Recensione The Producers - Una gaia commedia neonazista (2005)

La recente "riscoperta" del musical da parte di Hollywood prosegue con questo The Producers, che ben media tra l'umorismo sopra le righe di Mel Brooks e l'estetica dei classici del genere.

Umorismo canterino

La recente "riscoperta" del musical da parte di Hollywood, che ha coinvolto negli ultimi anni titoli come Moulin Rouge e Chicago (musical atipico il primo, molto più "classico" il secondo), segna un nuovo passo con questo The Producers - Una gaia commedia neonazista, adattamento di un testo teatrale messo in scena a Broadway a sua volta ispirato alla commedia Per favore non toccate le vecchiette (1968), esordio alla regia di Mel Brooks. E' proprio Brooks, ancora una volta, la "mente" che si cela dietro l'operazione: sua è stata l'idea di riportare su pellicola il soggetto che tanto successo aveva avuto nella sua versione teatrale (è da ricordare anche una messa in scena italiana da parte della Compagnia della Rancia), sua la scelta del cast, tra cui spicca un'inusuale Uma Thurman, sua la decisione di affidare la regia alla stessa regista/coreografa che aveva curato l'allestimento originale, l'esordiente (cinematograficamente parlando) Susan Stroman.

La trama racconta di un produttore teatrale sul viale del tramonto, tale Max Byalistock, che insieme al contabile Leo Bloom escogita il piano perfetto per arricchirsi: raccogliere finanziamenti ben oltre il necessario per uno spettacolo destinato al sicuro fallimento, con regista, attori e trama ai minimi livelli, aspettare il prevedibile fiasco e la conseguente cancellazione delle repliche, e infine fuggire col bottino a Rio. Naturalmente non tutto andrà come previsto, e i guai per i due produttori/truffatori non si faranno attendere; nel mezzo, una pletora di personaggi caricaturali quali un autore folle e nazista, un regista gay privo di talento, e un'avvenente ballerina svedese che avrà una storia con Bloom.

E' lo sfrenato umorismo surreale, oltre a una confezione tecnicamente impeccabile, il principale punto di forza di questo remake, che si muove tra numeri musicali ottimamente interpretati, scenografie che ricreano atmosfera e spirito degli anni '50, e citazioni che omaggiano i classici del genere.
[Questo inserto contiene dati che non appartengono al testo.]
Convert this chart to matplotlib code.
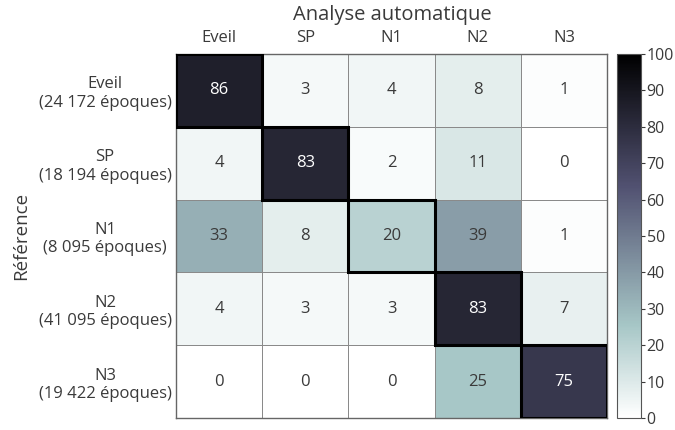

Alla saturazione visiva e sonora tipica del musical, il film aggiunge dei personaggi consapevolmente presentati come caricature o macchiette, perfettamente funzionali allo spirito e agli intenti dell'operazione: unire l'umorismo dissacratorio e sopra le righe di Brooks a un'estetica che rimandi alla Hollywood di qualche decennio fa. Via libera, così, ai tic nervosi e all'ansia compulsiva di Matthew Broderick (sarebbe stato bello sentirlo recitare, e non solo cantare, in lingua originale), agli innocui vaneggiamenti filoariani di Will Ferrell (magari i neonazisti, nella realtà, fossero tutti così), all'avvenenza divertita e autoironica di Uma Thurman; via libera, anche, alle coloratissime coreografie curate dalla stessa regista, concentrate soprattutto negli scoppiettanti minuti finali. Nel mezzo, lo script trova il modo di inserire anche una riflessione sull'importanza dell'amicizia e del sostegno reciproco, elementare quanto gradevole come nei classici hollywoodiani a cui il film vuole rendere omaggio.

Così, nonostante le due ore e un quarto di durata, e nonostante un'operazione del genere, in fondo, non fosse strettamente necessaria, The Producers riesce a soddisfare sia gli amanti della comicità surreale e fuori dagli schemi di Brooks, sia gli appassionati di un genere che ha consegnato al cinema statunitense alcuni dei suoi classici senza tempo. Non gli si chiedeva, in fondo, più di questo.